WIRTHLIN: It’s hard to address that through any kind of policy, in terms of legislation. The reform legislation did attempt to address it through the innovation centers and the demonstration projects, where providers and insurance companies can come up with new models of care that better manage the utilization and services.

The university is looking for ways to structure the delivery of care so that we can better manage population-based care and take care of people with chronic conditions through the course of their care. Because that’s where the reimbursement is going to come. The course of care that a physician or provider recommends has a lot to do with how patients access the system. When we’re better able to take care of them for their entire disease or condition, then we will utilize resources much more effectively.

SMITH: It’s not surprising that people behave as they’re incented to behave. So the incentives need to change, clearly. If we’re going to make reform work, we have to be as compassionate as we can within the realm of fiscal responsibility.

HASBROUCK: A fair amount of the enabler of some of this change has got to come from information. In a lot of ways, we’re recreating the ‘90s. This whole thing of shifting accountability and risk to providers—we’ve done that all before, and we know what the consumer backlash was against that, which drove us away from it.

Look at the people rioting on the streets of Greece. If societies don’t explain to people how these changes can be done in a way that is not necessarily rationing but is actually improved value—I agree that there’s a fair amount of inefficiency in the system and that we could provide a similar amount of healthcare quality without rationing healthcare. But if people start to see risk being shifted to providers, the suspicion that is now focused on insurance companies—of the insurance companies trying to withhold care—if you start to push that to providers, the suspicion will be focused to providers: “My provider is rationing my care.”

There needs to be some macro-level information at the community level, using real data to show what are appropriate levels of care from a benchmark perspective. We have an asset in this community that we have underutilized—the All-Payer Claims Database. We should start to use that as an enriching data source in our environment.

I don’t think it’s enough to just change the economics and the incentives. There has to be an information-rich environment to inform the public.

BENNETT: Many of our clients have adopted HSAs and things of that nature that require employees to have more participation, more transparency. We obviously thought that employees would be more engaged in the decision-making process and be more aware of costs. But we’ve been surprised at the level of engagement. We’re hearing from clients that employees are starting to collaborate much more and talk among themselves, starting to share, “What orthoscopic did you see? What was the outcome?”

ADAMS: Both regionally and nationally, we’re starting to see some decline in utilization, and I believe in part it’s due to individuals having higher deductibles, higher copays. It’s the economic reality of the cost of health insurance, and I think that’s having an impact.
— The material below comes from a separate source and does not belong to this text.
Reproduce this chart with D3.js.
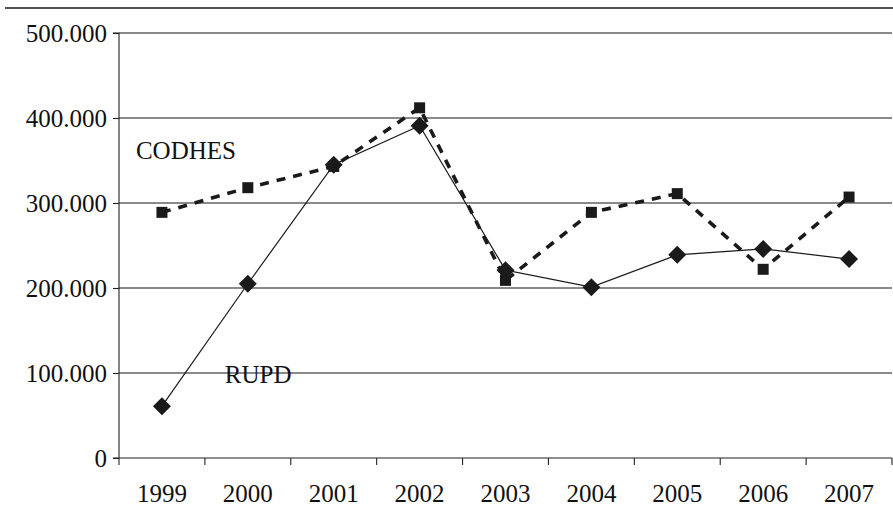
<!DOCTYPE html>
<html>
<head>
<meta charset="utf-8">
<script src="https://cdn.jsdelivr.net/npm/d3@7"></script>
<style>
  html, body { margin: 0; padding: 0; background: #fff; }
  svg { display: block; font-family: "Liberation Serif", "DejaVu Serif", serif; }
</style>
</head>
<body>
<svg id="chart" width="893" height="512"></svg>
<script>
const years = ["1999","2000","2001","2002","2003","2004","2005","2006","2007"];
const rupd = [61000, 205000, 345000, 391000, 221000, 201000, 239000, 246000, 234000];
const codhes = [289000, 318000, 343000, 412000, 209000, 289000, 311000, 222000, 307000];
const yTicks = [0, 100000, 200000, 300000, 400000, 500000];
const seriesLabels = [
  { name: "CODHES", year: "1999", value: 352000, dx: -26 },
  { name: "RUPD", year: "2000", value: 88000, dx: -23 }
];

const svg = d3.select("#chart");
const margin = { left: 119, right: 1, top: 33, bottom: 54 };
const W = 893, H = 512;

const x = d3.scaleBand().domain(years).range([margin.left, W - margin.right]).padding(0);
const y = d3.scaleLinear().domain([0, 500000]).range([H - margin.bottom, margin.top]);
const cx = d => x(d) + x.bandwidth() / 2;

// top rule
svg.append("line")
  .attr("x1", 5).attr("x2", W).attr("y1", 8).attr("y2", 8)
  .attr("stroke", "#1a1a1a").attr("stroke-width", 1.6);

// gridlines
svg.append("g").selectAll("line")
  .data(yTicks.filter(d => d > 0))
  .join("line")
  .attr("x1", margin.left).attr("x2", W - margin.right)
  .attr("y1", d => y(d)).attr("y2", d => y(d))
  .attr("stroke", "#8a8a8a").attr("stroke-width", 1.8);

// y axis
const fmt = d => d === 0 ? "0" : d3.format(",.0f")(d).replace(/,/g, ".");
const yAxis = svg.append("g")
  .attr("transform", `translate(${margin.left},0)`)
  .call(d3.axisLeft(y).tickValues(yTicks).tickFormat(fmt).tickSize(6).tickPadding(6));
yAxis.selectAll("path, line").attr("stroke", "#222").attr("stroke-width", 1.1);
yAxis.select(".domain").attr("d", `M-6,${y(500000)}H0V${y(0)}`);
yAxis.selectAll("text").attr("font-size", 25).attr("fill", "#111")
  .attr("font-family", "Liberation Serif, serif");

// x axis
const xAxis = svg.append("g")
  .attr("transform", `translate(0,${y(0)})`)
  .call(d3.axisBottom(x).tickSize(0).tickPadding(26));
xAxis.select(".domain").attr("d", `M${margin.left - 6},0H${W - margin.right}`)
  .attr("stroke", "#222").attr("stroke-width", 1.1);
xAxis.selectAll("text").attr("font-size", 25).attr("fill", "#111")
  .attr("font-family", "Liberation Serif, serif");
const bounds = years.map(d => x(d)).concat([x(years[years.length - 1]) + x.bandwidth()]);
xAxis.append("g").selectAll("line")
  .data(bounds)
  .join("line")
  .attr("x1", d => d).attr("x2", d => d).attr("y1", 0).attr("y2", 7)
  .attr("stroke", "#222").attr("stroke-width", 1.1);

// CODHES dashed line
const line = d3.line().x((d, i) => cx(years[i])).y(d => y(d));
svg.append("path")
  .datum(codhes)
  .attr("d", line)
  .attr("fill", "none")
  .attr("stroke", "#1a1a1a")
  .attr("stroke-width", 3.6)
  .attr("stroke-dasharray", "9,8");

// RUPD solid line
svg.append("path")
  .datum(rupd)
  .attr("d", line)
  .attr("fill", "none")
  .attr("stroke", "#1a1a1a")
  .attr("stroke-width", 1.2);

// CODHES squares
const sq = 11;
svg.append("g").selectAll("rect")
  .data(codhes)
  .join("rect")
  .attr("x", (d, i) => cx(years[i]) - sq / 2)
  .attr("y", d => y(d) - sq / 2)
  .attr("width", sq).attr("height", sq)
  .attr("fill", "#1a1a1a");

// RUPD diamonds
const dr = 9;
svg.append("g").selectAll("path")
  .data(rupd)
  .join("path")
  .attr("d", (d, i) => {
    const px = cx(years[i]), py = y(d);
    return `M${px},${py - dr}L${px + dr},${py}L${px},${py + dr}L${px - dr},${py}Z`;
  })
  .attr("fill", "#1a1a1a");

// series labels
svg.append("g").selectAll("text")
  .data(seriesLabels)
  .join("text")
  .attr("x", d => cx(d.year) + d.dx)
  .attr("y", d => y(d.value))
  .attr("font-size", 25)
  .attr("fill", "#111")
  .text(d => d.name);
</script>
</body>
</html>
How is the Utah Health Exchange working? Is the exchange an important part of health reform or will it not really impact you as employers?

HURST: I give credit to the state for developing Utah Exchange. I didn’t expect the launch of the exchange to be perfect from day one, but the exchange has now grown to just over 4,000 members. They are working through some of the challenges that they faced early on with underwriting and the risk management components of that. So I see some real positive progress being made there.